You may think you’re having a laugh, and I’ve no doubt that Ms. Mulholland is. The King is a constitutional Monarch, and his powers are limited to what Parliament allows him. He doesn’t have the ability to grant anyone independence.

Having said that, whilst the King can’t make any new ones, by ancient charter and common law, such places do still exist within Britain - effectively, private Kingdoms, bought and sold by billionaires - making their own laws, and setting their own taxes. Have a look at this:

6 Likes

The downside of owning your own kingdom; she might want to take this into serious consideration in these troubled times.
During World War II, the island, along with the other Channel Islands, was occupied by German forces between 1940 and 1945. German military rule on Sark began on 4 July 1940, the day after the Guernsey Kommandant Major Albrecht Lanz and his interpreter and chief of staff Major Maas visited the island to inform the Dame and Seigneur (Sibyl and Robert Hathaway) of the new regime. British Commandos raided the island several times. Operation Basalt, during the night of 3–4 October 1942, captured a prisoner, and Hardtack 7 was a failed British landing in December 1943. Sark was finally liberated on 10 May 1945, a full day after Guernsey.

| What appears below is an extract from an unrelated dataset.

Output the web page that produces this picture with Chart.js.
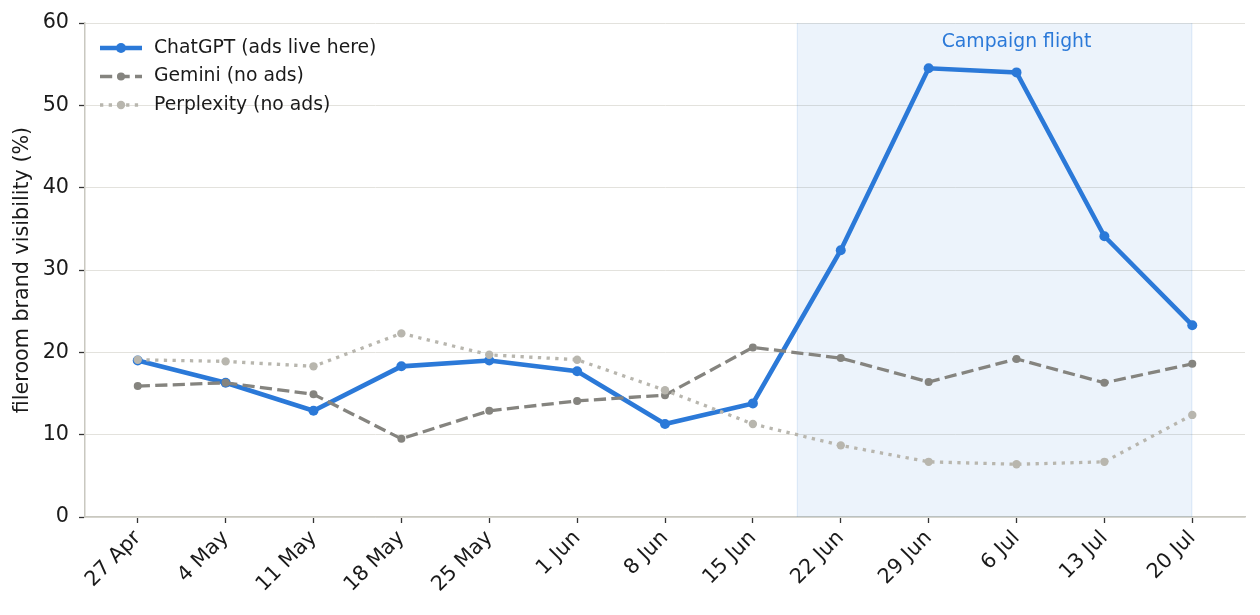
<!DOCTYPE html>
<html>
<head>
<meta charset="utf-8">
<script src="https://cdn.jsdelivr.net/npm/chart.js@4"></script>
<style>
  html, body { margin: 0; padding: 0; background: #fff; }
  #wrap { width: 1260px; height: 615px; }
</style>
</head>
<body>
<div id="wrap"><canvas id="chart" width="1260" height="615"></canvas></div>
<script>
// Weekly labels
const weeks = ['27 Apr', '4 May', '11 May', '18 May', '25 May', '1 Jun', '8 Jun',
               '15 Jun', '22 Jun', '29 Jun', '6 Jul', '13 Jul', '20 Jul'];

// Brand visibility (%) per assistant
const chatgpt = [19.0, 16.3, 12.9, 18.3, 19.0, 17.7, 11.3, 13.8, 32.4, 54.5, 54.0, 34.1, 23.3];
const gemini = [15.9, 16.3, 14.9, 9.5, 12.9, 14.1, 14.8, 20.6, 19.3, 16.4, 19.2, 16.3, 18.6];
const perplexity = [19.1, 18.9, 18.3, 22.3, 19.7, 19.1, 15.4, 11.3, 8.7, 6.7, 6.4, 6.7, 12.4];

// Campaign window (in week index units)
const campaignStart = 7.5;
const campaignEnd = 12;
const campaignLabel = 'Campaign flight';

const yTicks = [0, 10, 20, 30, 40, 50, 60];

const FONT = "'DejaVu Sans', sans-serif";
const BLUE = '#2b79d8';
const GRAY = '#85847f';
const LIGHT = '#b8b6ae';

function toPoints(arr) {
    return arr.map((v, i) => ({ x: i, y: v }));
}

// Shaded campaign band + label
const bandPlugin = {
    id: 'band',
    beforeDatasetsDraw(chart) {
        const { ctx, chartArea, scales } = chart;
        const x0 = scales.x.getPixelForValue(campaignStart);
        const x1 = scales.x.getPixelForValue(campaignEnd);
        ctx.save();
        ctx.fillStyle = 'rgba(43,121,216,0.09)';
        ctx.fillRect(x0, chartArea.top, x1 - x0, chartArea.bottom - chartArea.top);
        ctx.strokeStyle = 'rgba(43,121,216,0.10)';
        ctx.lineWidth = 1;
        ctx.beginPath();
        ctx.moveTo(x0 + 0.5, chartArea.top);
        ctx.lineTo(x0 + 0.5, chartArea.bottom);
        ctx.moveTo(x1 - 0.5, chartArea.top);
        ctx.lineTo(x1 - 0.5, chartArea.bottom);
        ctx.stroke();
        ctx.fillStyle = BLUE;
        ctx.font = '18.8px ' + FONT;
        ctx.textAlign = 'center';
        ctx.textBaseline = 'middle';
        ctx.fillText(campaignLabel, scales.x.getPixelForValue(10), scales.y.getPixelForValue(57.7));
        ctx.restore();
    }
};

// Matplotlib-like legend: line sample with marker, then text
const legendPlugin = {
    id: 'mplLegend',
    afterDraw(chart) {
        const { ctx, chartArea } = chart;
        const x0 = chartArea.left + 15;
        let y = chartArea.top + 25;
        ctx.save();
        chart.data.datasets.forEach(ds => {
            ctx.strokeStyle = ds.borderColor;
            ctx.lineWidth = ds.borderWidth;
            ctx.setLineDash(ds.borderDash || []);
            ctx.beginPath();
            ctx.moveTo(x0, y);
            ctx.lineTo(x0 + 42, y);
            ctx.stroke();
            ctx.setLineDash([]);
            ctx.fillStyle = ds.pointBackgroundColor;
            ctx.beginPath();
            ctx.arc(x0 + 21, y, ds.pointRadius, 0, Math.PI * 2);
            ctx.fill();
            ctx.fillStyle = '#1a1a1a';
            ctx.font = '18.8px ' + FONT;
            ctx.textAlign = 'left';
            ctx.textBaseline = 'middle';
            ctx.fillText(ds.label, x0 + 54, y);
            y += 28.5;
        });
        ctx.restore();
    }
};

new Chart(document.getElementById('chart').getContext('2d'), {
    type: 'line',
    data: {
        datasets: [{
            label: 'ChatGPT (ads live here)',
            data: toPoints(chatgpt),
            borderColor: BLUE,
            backgroundColor: BLUE,
            pointBackgroundColor: BLUE,
            pointBorderWidth: 0,
            borderWidth: 4.6,
            pointRadius: 5,
            order: 3
        }, {
            label: 'Gemini (no ads)',
            data: toPoints(gemini),
            borderColor: GRAY,
            backgroundColor: GRAY,
            pointBackgroundColor: GRAY,
            pointBorderWidth: 0,
            borderWidth: 3.3,
            borderDash: [12.2, 5.3],
            pointRadius: 4,
            order: 2
        }, {
            label: 'Perplexity (no ads)',
            data: toPoints(perplexity),
            borderColor: LIGHT,
            backgroundColor: LIGHT,
            pointBackgroundColor: LIGHT,
            pointBorderWidth: 0,
            borderWidth: 3.3,
            borderDash: [3.3, 5.4],
            pointRadius: 4.2,
            order: 1
        }]
    },
    options: {
        responsive: false,
        animation: false,
        layout: { padding: { left: 0, right: 15, top: 23, bottom: 0 } },
        plugins: {
            legend: { display: false },
            tooltip: { enabled: false }
        },
        scales: {
            x: {
                type: 'linear',
                min: -0.6,
                max: 12.6,
                afterBuildTicks(scale) {
                    scale.ticks = weeks.map((_, i) => ({ value: i }));
                },
                afterFit(scale) { scale.height = 98; },
                grid: {
                    drawOnChartArea: false,
                    tickLength: 6,
                    tickColor: '#333',
                    tickWidth: 1.3
                },
                border: { color: '#c9c8c0', width: 1.5 },
                ticks: {
                    autoSkip: false,
                    maxRotation: 45,
                    minRotation: 45,
                    padding: 3,
                    color: '#1a1a1a',
                    font: { family: FONT, size: 20.7 },
                    callback: (v) => weeks[v]
                }
            },
            y: {
                min: 0,
                max: 60,
                afterBuildTicks(scale) {
                    scale.ticks = yTicks.map(v => ({ value: v }));
                },
                afterFit(scale) { scale.width = 85; },
                grid: {
                    color: '#e3e2dd',
                    lineWidth: 1,
                    tickLength: 6,
                    tickColor: '#333',
                    tickWidth: 1.3
                },
                border: { color: '#c9c8c0', width: 1.5 },
                ticks: {
                    padding: 10,
                    color: '#1a1a1a',
                    font: { family: FONT, size: 20.7 }
                },
                title: {
                    display: true,
                    text: 'fileroom brand visibility (%)',
                    color: '#1a1a1a',
                    font: { family: FONT, size: 20.7 },
                    padding: { top: 10, bottom: 4 }
                }
            }
        }
    },
    plugins: [bandPlugin, legendPlugin]
});
</script>
</body>
</html>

In late August 1990, an unemployed French nuclear physicist named André Gardes, who believed he was the rightful holder of the Seigneur’s title, attempted an invasion of Sark armed with a semi-automatic weapon. The night Gardes arrived, he put up two posters declaring his intention to take over the island the following day at noon. The following day he started a solo foot patrol in front of the manor, in battle-dress, weapon in hand. While Gardes was sitting on a bench waiting for noon to arrive, the island’s volunteer connétable approached the Frenchman and complimented him on the quality of his weapon.[25] Gardes changed the gun’s magazine to illustrate how it worked, allowing the constable to tackle and arrest him. He was given a seven-day sentence, which he served in Guernsey.[25][26][27][28] Gardes attempted this again the following year, but was recognized in Guernsey, arrested, and handed over to the French government

5 Likes

… Kind of seems the opposite of “Getting a laugh out of life” :wink:

6 Likes

No wonder my generation is so messed up

5 Likes

Did they ever figure out who the people that hijacked the TV transmission dressed as max headroom was? Forget D.B Cooper, this is the mystery I need solved before I die

5 Likes

Apparently not.

Fun fact, I was in Chicago in 1990, so just a few years later. My friend and I were walking through a neighborhood between Chicago and Waukegan. We stopped and had a good look at a house that sat up on a hill. The roof was covered with antenna of all kinds and shapes. Every window in the house was covered in tin foil. We laughed and wondered if there was a reward, which apparently there was. We have joked ever since that we knew where the culprits were.

6 Likes

You should go trick or treating wearing max headroom masks if it’s still there.

3 Likes

Why I am only now realizing who bluetooth was named after
Harald Bluetooth

8 Likes

Microsoft Windows, on the other hand, is named after Count Vilem Slavata of Chlum, Count Jaroslav Borita of Martinice, and Philip Fabricius, who were thrown out of a window in Prague in 1618.

10 Likes

Yeah, I hear it’s also Putin’s favourite OS…

5 Likes

In the UK, Russian expatriates don’t seem to have too much of a window problem. Here they unaccountably gain access to strange poisons like Polonium and Novichok.